Yes. Digital media is playing an absolutely critical role in getting people to attend and engage in this issue. We’ve been working closely with YouTube on a project with their leading vloggers asking people to sign the Avaaz 100% clean campaign, which over 100,000 people did in less than 24 hours. This is where the audience is and we’re engaging with a range of major players on this front and are still exploring new opportunities at this late stage.
Do you think digital media has more influence over people’s decision to attend a march than traditional print media and broadcasts?
I don’t think it splits like that. What we learned from last year is that getting people to march is a range of different taps on the shoulder. It’s the ad in the Underground or Metro, the message from a friend on Facebook that they’ll be going, a leaflet handed out or a piece you read online. It’s this cloud of influence that matters. Where the media comes in is telling the story of how these events played a significant role in influencing change.
How are you using digital media platforms? Can you give us some examples of how Avaaz is engaging with people?
Over the past few months, we have been developing campaigns across the world that have been calling on people to RSVP that they will be coming to the marches. Already thousands of people have said they have indicated they will march. We also have a sophisticated call out programme to march leaders where we have given them a kit to help them mobilise their community, town or city.
Over 30 civil society organisations participated in the march through Paris on 21 September 2014 to call on the French government to take a strong lead on climate change
We are working with YouTube, Facebook and Google on this issue. We also had some really big partners in place with outlets in Paris around the march -- which sadly have had to change -- but we now have a new exciting initiative where we will be getting people from across the world to send photos of them holding their shoes, or sending them for us to display with thousands of others in Paris. The story of how this march is being put on contains a vast array of on and offline plans that is pretty incredible.
Would you say that it is possible to organise a mass event using digital platforms alone - without the help of traditional media? Is it the beginning of a disintermediation process?
People will march this weekend not because they like walking, but because they are demanding their leaders listen to their call. It’s tough to imagine this working purely with digital media. While many citizens look at a diverse range of sources, most global decision makers still read a narrow range of elite outlets and the direct line between traditional media and political leaders remains intact. This is starting to crack but we need far more plurality, diversity and independence within the media so democracy and a range of voice can be heard.
Are Avaaz / European Climate Foundation in partnership with any media organisations for the People’s Climate March this year?

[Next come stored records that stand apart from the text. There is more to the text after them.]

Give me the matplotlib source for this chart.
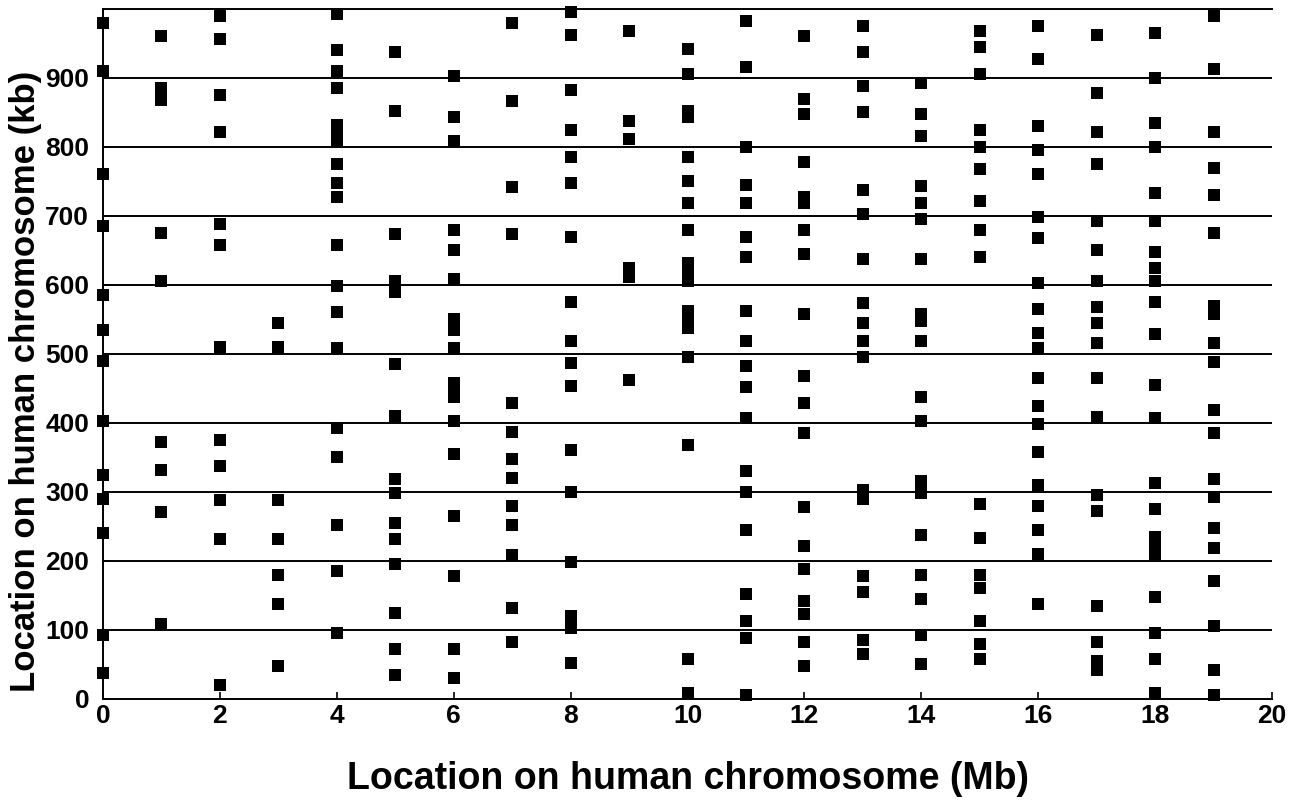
# human chromosome locations, Mb column vs kb position within it

import matplotlib
matplotlib.use("Agg")
import matplotlib.pyplot as plt

# kb positions for each Mb column (0..19)
col_00 = [979, 910, 760, 685, 585, 535, 490, 403, 325, 290, 240, 93, 38]
col_01 = [960, 885, 868, 675, 605, 372, 332, 270, 108]
col_02 = [990, 957, 875, 822, 688, 658, 510, 375, 338, 288, 232, 20]
col_03 = [545, 510, 288, 232, 180, 138, 48]
col_04 = [993, 940, 910, 885, 832, 822, 808, 775, 748, 728, 658, 598, 560, 508, 393, 350, 252, 185, 95]
col_05 = [937, 852, 673, 605, 590, 485, 410, 318, 298, 255, 232, 195, 125, 72, 35]
col_06 = [902, 843, 808, 680, 650, 608, 550, 535, 508, 458, 448, 438, 403, 355, 265, 178, 72, 30]
col_07 = [980, 867, 742, 673, 428, 387, 348, 320, 280, 252, 208, 132, 82]
col_08 = [995, 962, 882, 825, 785, 747, 670, 575, 518, 487, 453, 360, 300, 198, 120, 103, 52]
col_09 = [968, 837, 812, 625, 612, 462]
col_10 = [942, 905, 852, 843, 785, 750, 718, 680, 632, 622, 605, 562, 548, 538, 495, 368, 57, 8]
col_11 = [982, 915, 800, 745, 718, 670, 640, 562, 518, 483, 452, 407, 330, 300, 245, 152, 112, 88, 5]
col_12 = [960, 870, 848, 778, 728, 718, 680, 645, 558, 468, 428, 385, 278, 222, 188, 142, 123, 82, 48]
col_13 = [975, 938, 888, 850, 738, 702, 638, 573, 545, 518, 495, 302, 290, 178, 155, 85, 65]
col_14 = [893, 848, 815, 743, 718, 695, 638, 558, 548, 518, 438, 402, 315, 298, 238, 180, 145, 92, 50]
col_15 = [968, 945, 905, 825, 800, 768, 722, 680, 640, 283, 233, 180, 160, 112, 80, 58]
col_16 = [975, 928, 830, 795, 760, 698, 668, 602, 565, 530, 508, 465, 425, 398, 358, 310, 280, 245, 210, 138]
col_17 = [962, 878, 822, 775, 693, 650, 605, 568, 545, 515, 465, 408, 295, 272, 135, 82, 55, 42]
col_18 = [965, 900, 835, 800, 733, 692, 648, 625, 605, 575, 528, 455, 407, 312, 275, 235, 222, 210, 148, 95, 58, 8]
col_19 = [990, 913, 822, 770, 730, 675, 570, 558, 515, 488, 418, 385, 318, 292, 248, 218, 170, 105, 42, 5]

columns = [col_00, col_01, col_02, col_03, col_04, col_05, col_06, col_07, col_08, col_09,
           col_10, col_11, col_12, col_13, col_14, col_15, col_16, col_17, col_18, col_19]

xticks = list(range(0, 21, 2))
yticks = list(range(0, 1000, 100))

plt.rcParams['font.family'] = ['Liberation Sans', 'DejaVu Sans']
plt.rcParams['font.weight'] = 'bold'

fig = plt.figure(figsize=(13.04, 8.05), dpi=100)
ax = fig.add_axes([0.079, 0.132, 0.8965, 0.857])

# horizontal reference lines
for yv in yticks[1:]:
    ax.axhline(yv, color='black', lw=1.4, zorder=1)

xs = []
ys = []
for mb, kbs in enumerate(columns):
    xs += [mb] * len(kbs)
    ys += kbs
ax.scatter(xs, ys, marker='s', s=75, color='black', zorder=3, clip_on=False, linewidths=0)

ax.set_xlim(0, 20)
ax.set_ylim(0, 1000)
ax.set_xticks(xticks)
ax.set_yticks(yticks)
ax.tick_params(direction='in', length=5, width=1.2, labelsize=19)
ax.tick_params(axis='x', pad=4)
ax.tick_params(axis='y', pad=10)

ax.spines['right'].set_visible(False)
for s in ['left', 'bottom', 'top']:
    ax.spines[s].set_linewidth(1.4)

ax.set_xlabel('Location on human chromosome (Mb)', fontsize=27, fontweight='bold')
ax.set_ylabel('Location on human chromosome (kb)', fontsize=25, fontweight='bold')
ax.xaxis.set_label_coords(0.5, -0.09)
ax.yaxis.set_label_coords(-0.052, 0.46)

plt.savefig('out.png', dpi=100)
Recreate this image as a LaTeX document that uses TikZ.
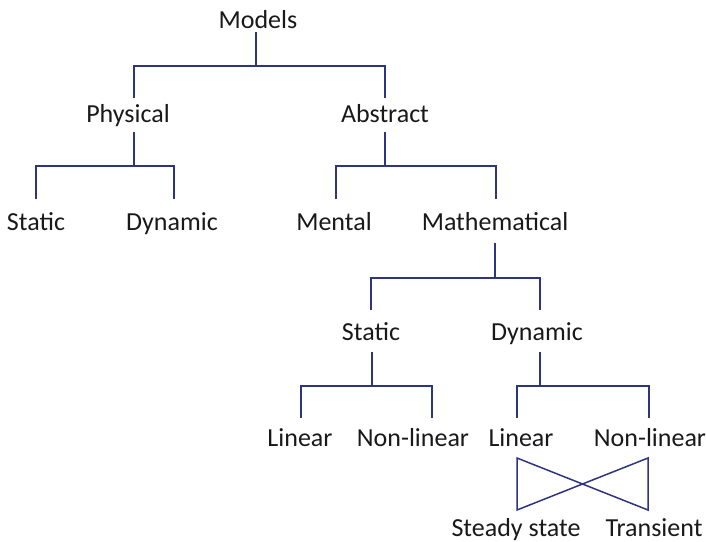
\documentclass[tikz,border=0pt]{standalone}
\usepackage{fontspec}
\setmainfont{Carlito}
\definecolor{navy}{RGB}{45,52,128}
\begin{document}
\begin{tikzpicture}[x=1pt,y=-1pt,
  lbl/.style={anchor=base,inner sep=0pt,font=\fontsize{26}{30}\selectfont,text=black!90},
  conn/.style={draw=navy,line width=1.5pt}]
\useasboundingbox (0,0) rectangle (706,541);
% text nodes
\node[lbl] (models) at (258,28) {Models};
\node[lbl] (physical) at (128,122) {Physical};
\node[lbl] (abstract) at (385,122) {Abstract};
\node[lbl] (pstatic) at (36,230) {Static};
\node[lbl] (pdynamic) at (172,230) {Dynamic};
\node[lbl] (mental) at (334,230) {Mental};
\node[lbl] (math) at (495,230) {Mathematical};
\node[lbl] (mstatic) at (371,340) {Static};
\node[lbl] (mdynamic) at (537,340) {Dynamic};
\node[lbl] (slinear) at (300,446) {Linear};
\node[lbl] (snonlinear) at (413,446) {Non-linear};
\node[lbl] (dlinear) at (521,446) {Linear};
\node[lbl] (dnonlinear) at (650,446) {Non-linear};
\node[lbl] (steady) at (516,536) {Steady state};
\node[lbl] (transient) at (654,536) {Transient};
% connector end points
\coordinate (m0) at (256,32);   \coordinate (m1) at (256,66);
\coordinate (pa) at (134,98);   \coordinate (aa) at (385,98);
\coordinate (p0) at (134,132);  \coordinate (p1) at (134,166);
\coordinate (psa) at (36,199);  \coordinate (pda) at (174,199);
\coordinate (a0) at (385,132);  \coordinate (a1) at (385,166);
\coordinate (mea) at (336,199); \coordinate (maa) at (496,199);
\coordinate (ma0) at (495,243); \coordinate (ma1) at (495,278);
\coordinate (msa) at (371,310); \coordinate (mda) at (540,310);
\coordinate (s0) at (372,352);  \coordinate (s1) at (372,386);
\coordinate (sla) at (301,418); \coordinate (sna) at (432,418);
\coordinate (d0) at (540,352);  \coordinate (d1) at (540,386);
\coordinate (dla) at (517,418); \coordinate (dna) at (649,418);
\coordinate (bt1) at (517,458); \coordinate (bb1) at (517,510);
\coordinate (bt2) at (648,458); \coordinate (bb2) at (648,510);
% connectors
\draw[conn] (m0) -- (m1);
\draw[conn] (pa) |- (m1) -| (aa);
\draw[conn] (p0) -- (p1);
\draw[conn] (psa) |- (p1) -| (pda);
\draw[conn] (a0) -- (a1);
\draw[conn] (mea) |- (a1) -| (maa);
\draw[conn] (ma0) -- (ma1);
\draw[conn] (msa) |- (ma1) -| (mda);
\draw[conn] (s0) -- (s1);
\draw[conn] (sla) |- (s1) -| (sna);
\draw[conn] (d0) -- (d1);
\draw[conn] (dla) |- (d1) -| (dna);
\draw[conn,line join=miter] (bt1) -- (bb1) -- (bt2) -- (bb2) -- cycle;
\end{tikzpicture}
\end{document}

We have prioritised digital partnerships with major reach rather than specific media outlets with the likes of YouTube and Facebook. We are also working closely with The Guardian, CNN, Al Jazeera, BBC around the issue -- all of whom have made major significant editorial commitments to cover Paris and the march’s in a big way. More and more global media are now focussing on London now with Indian and other major European media now looking to cover the opening of Paris with a people powered-story from the UK and then connecting it to other countries. We hope this becomes a front-page story in the media across the world as the COP opens and is seen, shared and liked by millions, and will send a loud and clear message to politicians that 100% clean energy is 100% possible.